Thursday 22 February 2018

Drawdown of another €60m by Quinn administrators

Tim Healy

THE High Court has approved an application by the joint administrators of Quinn Insurance Ltd (QIL) for the draw down of another €60m from the State's Insurance Compensation Fund.

It brings to €1,118m the total amount of funds so far approved for draw down.

 

The court also heard the sale of three hotel properties owned by QIL has been agreed to a combined value of €67m and is expected to conclude shortly.  QIL's Irish business, except healthcare, was sold in a deal involving US insurance giant Liberty Insurance last year.

 

Bernard Dunleavy, for the administrators, said they had settled insurance claims for the first four months of 2013 for some €14.5m less than the sums they had reserved to meet those claims.

 

An additional €40m had been saved following the successful conclusion of a dispute between the administrators and Liberty concerning the methodology for calculating the assets of QIL, he said.

 

The hedging of QIL's Sterling exposure up to 2015 would also protect against fluctuations in the price of Sterling in circumstances where all UK claims against QIL are paid in Sterling, the court heard.

 

Mr Dunleavy yesterday presented the 13th report of the joint administrators Michael McAteer and Paul McCann of Grant Thornton, appointed in March 2010, to the court.

 

Mr Justice Nicholas Kearns approved their application for the additional €60m draw down from the ICF, bringing the total approved for draw down to €1,118m.

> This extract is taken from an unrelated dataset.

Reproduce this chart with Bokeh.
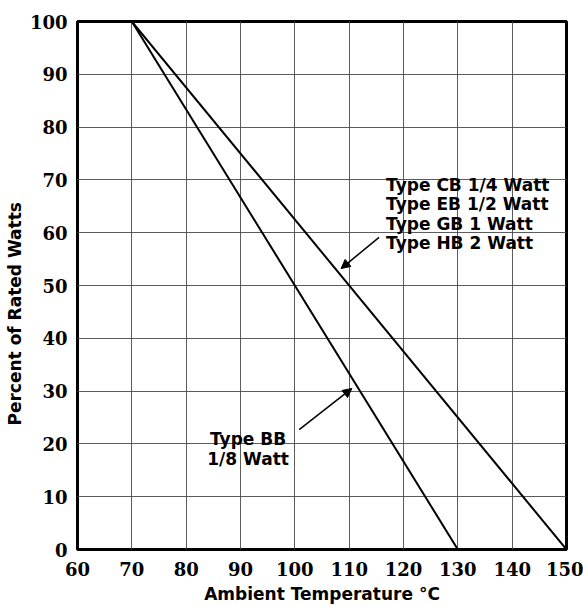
from bokeh.plotting import figure
from bokeh.models import FixedTicker, Title, Arrow, NormalHead, ColumnDataSource, Range1d
from bokeh.core.properties import value
from bokeh.embed import file_html
from bokeh.resources import INLINE

# Derating curves (Ambient temperature °C vs percent of rated watts)
temp_cb_eb_gb_hb = [70, 150]
watts_cb_eb_gb_hb = [100, 0]
temp_bb = [70, 130]
watts_bb = [100, 0]

x_ticks = [60, 70, 80, 90, 100, 110, 120, 130, 140, 150]
y_ticks = [0, 10, 20, 30, 40, 50, 60, 70, 80, 90, 100]

label_cb_lines = ["Type CB 1/4 Watt", "Type EB 1/2 Watt", "Type GB 1 Watt", "Type HB 2 Watt"]
label_bb_lines = ["Type BB", "1/8 Watt"]

x_title = "Ambient Temperature °C"
y_title = "Percent of Rated Watts"

TITLE_FONT = "DejaVu Sans"
TICK_FONT = "DejaVu Serif"

p = figure(width=583, height=607, output_backend="svg", toolbar_location=None,
           x_range=Range1d(60, 150), y_range=Range1d(0, 100),
           min_border_left=76, min_border_right=17, min_border_top=21, min_border_bottom=58)

p.background_fill_color = "white"
p.border_fill_color = "white"
p.outline_line_color = "black"
p.outline_line_width = 3

for ax in (p.xaxis, p.yaxis):
    ax.axis_line_color = None
    ax.major_tick_line_color = None
    ax.minor_tick_line_color = None
    ax.major_label_text_font = TICK_FONT
    ax.major_label_text_font_style = "bold"
    ax.major_label_text_font_size = "18px"
    ax.major_label_text_color = "black"

p.xaxis.ticker = FixedTicker(ticks=x_ticks)
p.yaxis.ticker = FixedTicker(ticks=y_ticks)
p.xaxis.major_label_standoff = 6
p.yaxis.major_label_standoff = 4

p.xgrid.ticker = FixedTicker(ticks=x_ticks)
p.ygrid.ticker = FixedTicker(ticks=y_ticks)
for g in (p.xgrid, p.ygrid):
    g.grid_line_color = "#4a4a4a"
    g.grid_line_width = 1
    g.grid_line_alpha = 0.9

p.line(temp_cb_eb_gb_hb, watts_cb_eb_gb_hb, line_color="black", line_width=2)
p.line(temp_bb, watts_bb, line_color="black", line_width=2)

# Annotation text
cb_src = ColumnDataSource(dict(x=[116.8] * 4, y=[69.1, 65.5, 61.7, 58.0], t=label_cb_lines))
p.text(x="x", y="y", text="t", source=cb_src, text_font=value(TITLE_FONT),
       text_font_style="bold", text_font_size="17px", text_color="black",
       text_baseline="middle", text_align="left")

bb_src = ColumnDataSource(dict(x=[91.4] * 2, y=[21.0, 17.2], t=label_bb_lines))
p.text(x="x", y="y", text="t", source=bb_src, text_font=value(TITLE_FONT),
       text_font_style="bold", text_font_size="17px", text_color="black",
       text_baseline="middle", text_align="center")

# Arrows
p.add_layout(Arrow(end=NormalHead(size=9, fill_color="black", line_color="black"),
                   x_start=115.5, y_start=59.1, x_end=108.5, y_end=53.2,
                   line_color="black", line_width=1.5))
p.add_layout(Arrow(end=NormalHead(size=9, fill_color="black", line_color="black"),
                   x_start=100.8, y_start=22.7, x_end=110.5, y_end=30.5,
                   line_color="black", line_width=1.5))

# Axis titles
p.add_layout(Title(text=x_title, text_font=TITLE_FONT, text_font_style="bold",
                   text_font_size="17px", align="center", standoff=7,
                   text_color="black"), "below")
p.add_layout(Title(text=y_title, text_font=TITLE_FONT, text_font_style="bold",
                   text_font_size="17px", align="left", offset=124, standoff=4,
                   text_color="black"), "left")

open("out.html", "w").write(file_html(p, INLINE))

The administrators told the court in July

2012 they considered a total €1.65bn drawdown from the fund would be a "worst-case scenario".

 

The court also previously heard the administrators are conducting a detailed forensic investigation into certain matters for legal proceedings initiated against the firm's former auditors, PricewaterhouseCoopers (PWC).

 

The investigation arose from an alleged failure by PWC to highlight that certain guarantees by QIL, the company established by now jailed businessman Sean Quinn, were threatening the future of the company.